[WORK INSTRUCTIONS]:
Only the lines from the one containing "Rebuild this chart" through the one containing "p.title.visible = False" should be output, both ends included and exactly as they appear, minus any pictures.

[PROVIDED INFORMATION]:
------------------------------------------------

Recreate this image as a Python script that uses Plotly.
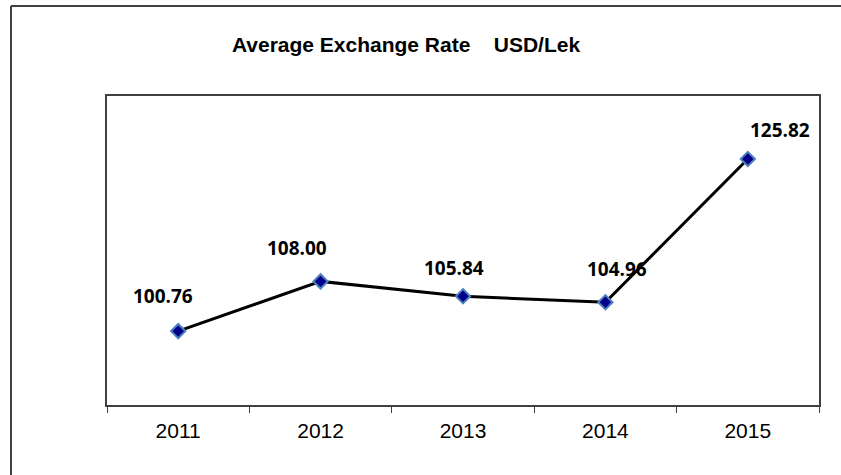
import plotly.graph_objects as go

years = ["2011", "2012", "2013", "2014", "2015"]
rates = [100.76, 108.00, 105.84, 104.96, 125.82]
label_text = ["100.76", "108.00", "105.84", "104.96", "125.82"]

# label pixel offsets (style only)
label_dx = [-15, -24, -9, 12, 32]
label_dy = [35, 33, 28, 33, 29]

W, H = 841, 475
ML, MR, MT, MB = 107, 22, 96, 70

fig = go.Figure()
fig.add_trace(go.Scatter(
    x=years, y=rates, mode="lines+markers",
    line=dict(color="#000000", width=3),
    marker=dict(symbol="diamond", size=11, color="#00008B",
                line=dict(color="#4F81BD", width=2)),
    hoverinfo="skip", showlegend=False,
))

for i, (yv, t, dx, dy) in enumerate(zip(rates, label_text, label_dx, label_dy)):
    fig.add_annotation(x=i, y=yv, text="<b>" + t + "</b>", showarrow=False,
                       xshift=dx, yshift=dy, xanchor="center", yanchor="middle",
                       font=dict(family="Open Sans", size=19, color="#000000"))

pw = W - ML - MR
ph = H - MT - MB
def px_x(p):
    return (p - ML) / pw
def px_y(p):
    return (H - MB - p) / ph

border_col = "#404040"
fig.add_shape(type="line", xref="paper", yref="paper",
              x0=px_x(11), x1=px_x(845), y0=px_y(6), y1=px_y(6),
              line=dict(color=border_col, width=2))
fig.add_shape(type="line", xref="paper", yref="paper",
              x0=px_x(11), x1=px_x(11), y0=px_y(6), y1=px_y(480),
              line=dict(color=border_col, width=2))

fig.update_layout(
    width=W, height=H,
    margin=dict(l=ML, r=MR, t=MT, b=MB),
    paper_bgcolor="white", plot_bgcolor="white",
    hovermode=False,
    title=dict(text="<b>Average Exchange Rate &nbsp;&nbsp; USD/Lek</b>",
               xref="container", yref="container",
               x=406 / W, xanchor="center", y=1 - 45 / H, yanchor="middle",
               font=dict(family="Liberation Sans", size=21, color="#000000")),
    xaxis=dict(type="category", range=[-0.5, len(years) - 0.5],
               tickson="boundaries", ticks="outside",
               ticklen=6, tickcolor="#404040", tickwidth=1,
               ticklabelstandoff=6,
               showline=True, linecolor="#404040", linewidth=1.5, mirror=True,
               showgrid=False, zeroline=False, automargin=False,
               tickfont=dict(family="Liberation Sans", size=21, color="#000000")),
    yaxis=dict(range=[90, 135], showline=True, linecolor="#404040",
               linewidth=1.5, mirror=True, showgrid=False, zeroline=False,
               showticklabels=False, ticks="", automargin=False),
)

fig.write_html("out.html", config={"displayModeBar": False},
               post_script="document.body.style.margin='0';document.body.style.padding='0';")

------------------------------------------------

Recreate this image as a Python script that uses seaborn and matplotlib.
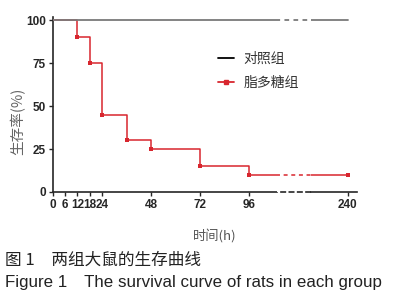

------------------------------------------------

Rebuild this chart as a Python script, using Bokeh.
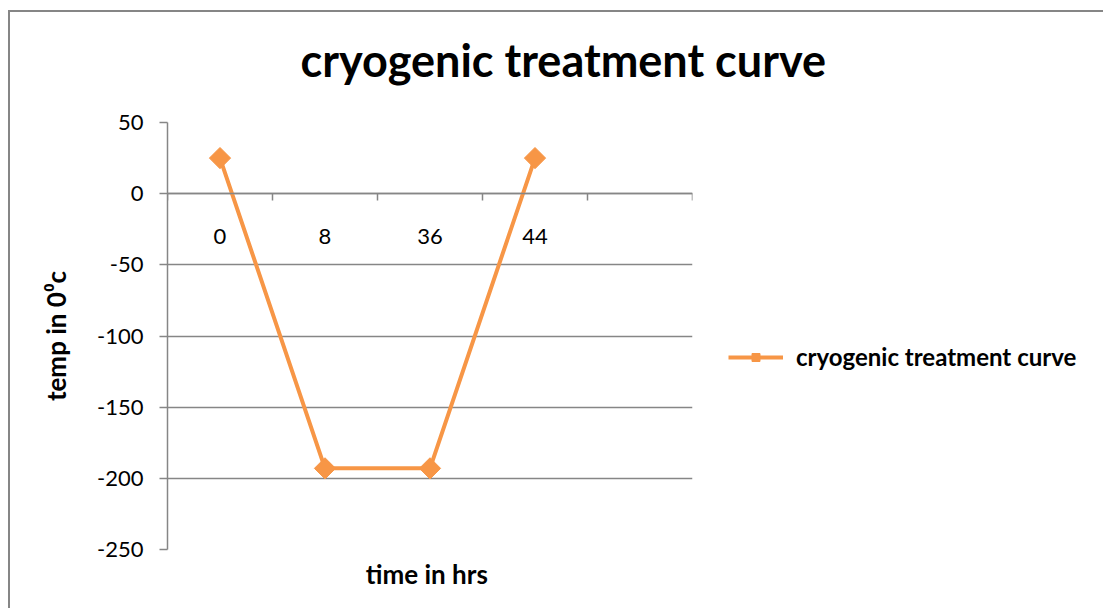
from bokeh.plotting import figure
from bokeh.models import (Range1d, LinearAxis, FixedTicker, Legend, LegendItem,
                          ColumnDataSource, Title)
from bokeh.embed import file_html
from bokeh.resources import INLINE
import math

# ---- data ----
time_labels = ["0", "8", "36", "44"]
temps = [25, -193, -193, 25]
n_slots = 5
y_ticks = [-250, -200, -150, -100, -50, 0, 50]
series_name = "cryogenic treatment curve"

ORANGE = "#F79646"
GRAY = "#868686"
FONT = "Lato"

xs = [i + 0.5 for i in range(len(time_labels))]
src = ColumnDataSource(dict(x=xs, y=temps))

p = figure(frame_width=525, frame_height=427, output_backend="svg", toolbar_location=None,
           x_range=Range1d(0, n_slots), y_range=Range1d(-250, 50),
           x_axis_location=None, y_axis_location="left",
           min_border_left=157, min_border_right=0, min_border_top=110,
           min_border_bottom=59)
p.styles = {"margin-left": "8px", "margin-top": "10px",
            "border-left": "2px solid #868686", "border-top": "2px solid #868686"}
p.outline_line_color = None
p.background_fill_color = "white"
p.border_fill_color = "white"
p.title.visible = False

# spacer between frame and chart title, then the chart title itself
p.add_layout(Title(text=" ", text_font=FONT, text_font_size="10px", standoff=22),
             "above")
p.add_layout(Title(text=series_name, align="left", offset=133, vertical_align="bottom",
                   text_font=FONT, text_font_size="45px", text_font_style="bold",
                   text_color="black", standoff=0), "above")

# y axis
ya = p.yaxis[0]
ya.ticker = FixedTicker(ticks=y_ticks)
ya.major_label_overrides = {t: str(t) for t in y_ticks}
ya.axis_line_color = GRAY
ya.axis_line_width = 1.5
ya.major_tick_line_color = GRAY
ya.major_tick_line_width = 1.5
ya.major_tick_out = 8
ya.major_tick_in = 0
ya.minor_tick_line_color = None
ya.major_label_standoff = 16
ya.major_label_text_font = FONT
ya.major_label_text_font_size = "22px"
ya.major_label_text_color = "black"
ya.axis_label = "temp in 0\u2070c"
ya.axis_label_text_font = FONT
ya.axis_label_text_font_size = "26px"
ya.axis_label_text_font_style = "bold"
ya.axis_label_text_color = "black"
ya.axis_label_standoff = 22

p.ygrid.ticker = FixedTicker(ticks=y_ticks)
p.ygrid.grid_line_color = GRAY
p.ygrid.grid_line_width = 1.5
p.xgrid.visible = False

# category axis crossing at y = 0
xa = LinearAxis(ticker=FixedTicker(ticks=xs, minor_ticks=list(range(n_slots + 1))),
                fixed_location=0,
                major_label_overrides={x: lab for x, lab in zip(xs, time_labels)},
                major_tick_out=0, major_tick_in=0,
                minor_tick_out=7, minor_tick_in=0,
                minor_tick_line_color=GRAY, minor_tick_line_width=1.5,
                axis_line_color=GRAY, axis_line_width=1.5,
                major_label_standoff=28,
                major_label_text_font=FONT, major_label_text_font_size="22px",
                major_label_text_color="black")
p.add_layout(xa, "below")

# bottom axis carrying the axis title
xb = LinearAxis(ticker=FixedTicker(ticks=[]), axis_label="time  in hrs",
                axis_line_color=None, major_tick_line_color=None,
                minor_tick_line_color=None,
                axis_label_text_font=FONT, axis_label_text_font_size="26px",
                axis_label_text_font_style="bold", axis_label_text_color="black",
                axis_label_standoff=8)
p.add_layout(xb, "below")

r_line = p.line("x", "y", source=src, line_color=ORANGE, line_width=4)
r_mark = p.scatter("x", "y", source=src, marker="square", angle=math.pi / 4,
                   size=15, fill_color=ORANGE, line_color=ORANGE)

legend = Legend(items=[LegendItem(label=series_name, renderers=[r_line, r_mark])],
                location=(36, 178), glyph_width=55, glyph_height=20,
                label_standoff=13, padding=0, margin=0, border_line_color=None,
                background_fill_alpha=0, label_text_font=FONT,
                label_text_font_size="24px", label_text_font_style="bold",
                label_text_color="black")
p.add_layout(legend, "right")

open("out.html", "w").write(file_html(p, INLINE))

------------------------------------------------

[EXPECTED OUTPUT]:
Rebuild this chart as a Python script, using Bokeh.
from bokeh.plotting import figure
from bokeh.models import (Range1d, LinearAxis, FixedTicker, Legend, LegendItem,
                          ColumnDataSource, Title)
from bokeh.embed import file_html
from bokeh.resources import INLINE
import math

# ---- data ----
time_labels = ["0", "8", "36", "44"]
temps = [25, -193, -193, 25]
n_slots = 5
y_ticks = [-250, -200, -150, -100, -50, 0, 50]
series_name = "cryogenic treatment curve"

ORANGE = "#F79646"
GRAY = "#868686"
FONT = "Lato"

xs = [i + 0.5 for i in range(len(time_labels))]
src = ColumnDataSource(dict(x=xs, y=temps))

p = figure(frame_width=525, frame_height=427, output_backend="svg", toolbar_location=None,
           x_range=Range1d(0, n_slots), y_range=Range1d(-250, 50),
           x_axis_location=None, y_axis_location="left",
           min_border_left=157, min_border_right=0, min_border_top=110,
           min_border_bottom=59)
p.styles = {"margin-left": "8px", "margin-top": "10px",
            "border-left": "2px solid #868686", "border-top": "2px solid #868686"}
p.outline_line_color = None
p.background_fill_color = "white"
p.border_fill_color = "white"
p.title.visible = False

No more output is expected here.